SET PROBLEM: Restate the material word for word and leave out anything that is a picture.

====

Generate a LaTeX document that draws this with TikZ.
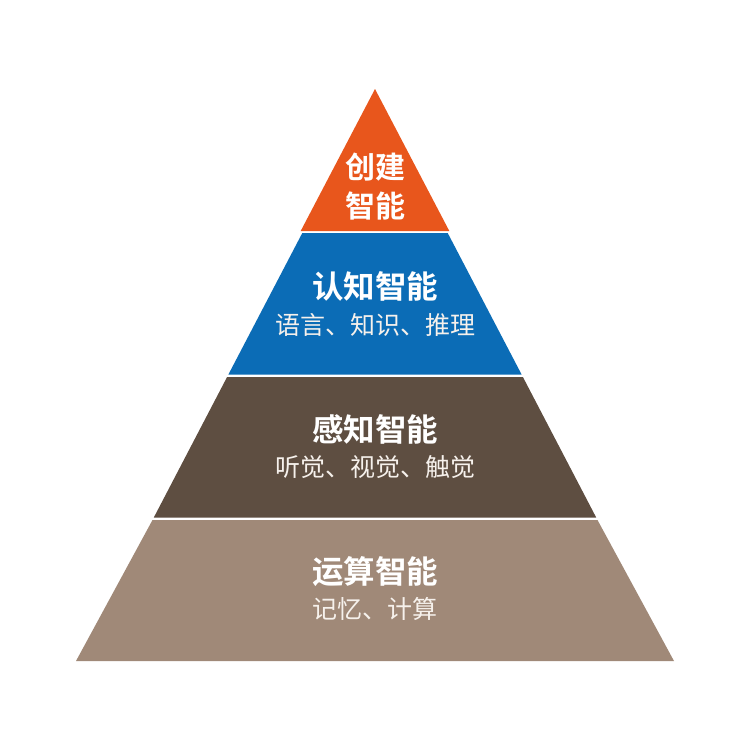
\documentclass[tikz,border=0pt]{standalone}
\usepackage{fontspec}
\newfontfamily\cjk{Noto Sans CJK SC}
\newfontfamily\cjkb{Noto Sans CJK SC Bold}
\definecolor{corange}{HTML}{E8561C}
\definecolor{cblue}{HTML}{0B6CB6}
\definecolor{cdark}{HTML}{5E4E41}
\definecolor{clight}{HTML}{A08978}
\definecolor{ctext}{HTML}{F6F1EC}
\begin{document}
\begin{tikzpicture}[x=1pt,y=-1pt,
  toptitle/.style={text=white,font=\cjkb\fontsize{30}{34}\selectfont,inner sep=0pt,anchor=center},
  title/.style={text=white,font=\cjkb\fontsize{31.5}{36}\selectfont,inner sep=0pt,anchor=center},
  sub/.style={text=ctext,font=\cjk\fontsize{25}{30}\selectfont,inner sep=0pt,anchor=center}]
\useasboundingbox (0,0) rectangle (750,750);
\fill[white] (0,0) rectangle (750,750);
% apex (375,89), base y=661 halfwidth 299
\fill[corange] (375,89) -- (449.3,231) -- (300.7,231) -- cycle;
\fill[cblue] (302.3,233) -- (447.7,233) -- (521.6,374.5) -- (228.4,374.5) -- cycle;
\fill[cdark] (227.1,377) -- (522.9,377) -- (596.2,517.5) -- (153.8,517.5) -- cycle;
\fill[clight] (152.5,520) -- (597.5,520) -- (674,661) -- (76,661) -- cycle;
\node[toptitle] (t1a) at (375,167) {创建};
\node[toptitle] (t1b) at (375,206) {智能};
\node[title] (t2) at (375,286) {认知智能};
\node[sub] (s2) at (375,325) {语言、知识、推理};
\node[title] (t3) at (375,429) {感知智能};
\node[sub] (s3) at (375,467) {听觉、视觉、触觉};
\node[title] (t4) at (375,572) {运算智能};
\node[sub] (s4) at (375,609) {记忆、计算};
\end{tikzpicture}
\end{document}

====

TASK OUTPUT:
Generate a LaTeX document that draws this with TikZ.
\documentclass[tikz,border=0pt]{standalone}
\usepackage{fontspec}
\newfontfamily\cjk{Noto Sans CJK SC}
\newfontfamily\cjkb{Noto Sans CJK SC Bold}
\definecolor{corange}{HTML}{E8561C}
\definecolor{cblue}{HTML}{0B6CB6}
\definecolor{cdark}{HTML}{5E4E41}
\definecolor{clight}{HTML}{A08978}
\definecolor{ctext}{HTML}{F6F1EC}
\begin{document}
\begin{tikzpicture}[x=1pt,y=-1pt,
  toptitle/.style={text=white,font=\cjkb\fontsize{30}{34}\selectfont,inner sep=0pt,anchor=center},
  title/.style={text=white,font=\cjkb\fontsize{31.5}{36}\selectfont,inner sep=0pt,anchor=center},
  sub/.style={text=ctext,font=\cjk\fontsize{25}{30}\selectfont,inner sep=0pt,anchor=center}]
\useasboundingbox (0,0) rectangle (750,750);
\fill[white] (0,0) rectangle (750,750);
% apex (375,89), base y=661 halfwidth 299
\fill[corange] (375,89) -- (449.3,231) -- (300.7,231) -- cycle;
\fill[cblue] (302.3,233) -- (447.7,233) -- (521.6,374.5) -- (228.4,374.5) -- cycle;
\fill[cdark] (227.1,377) -- (522.9,377) -- (596.2,517.5) -- (153.8,517.5) -- cycle;
\fill[clight] (152.5,520) -- (597.5,520) -- (674,661) -- (76,661) -- cycle;
\node[toptitle] (t1a) at (375,167) {创建};
\node[toptitle] (t1b) at (375,206) {智能};
\node[title] (t2) at (375,286) {认知智能};
\node[sub] (s2) at (375,325) {语言、知识、推理};
\node[title] (t3) at (375,429) {感知智能};
\node[sub] (s3) at (375,467) {听觉、视觉、触觉};
\node[title] (t4) at (375,572) {运算智能};
\node[sub] (s4) at (375,609) {记忆、计算};
\end{tikzpicture}
\end{document}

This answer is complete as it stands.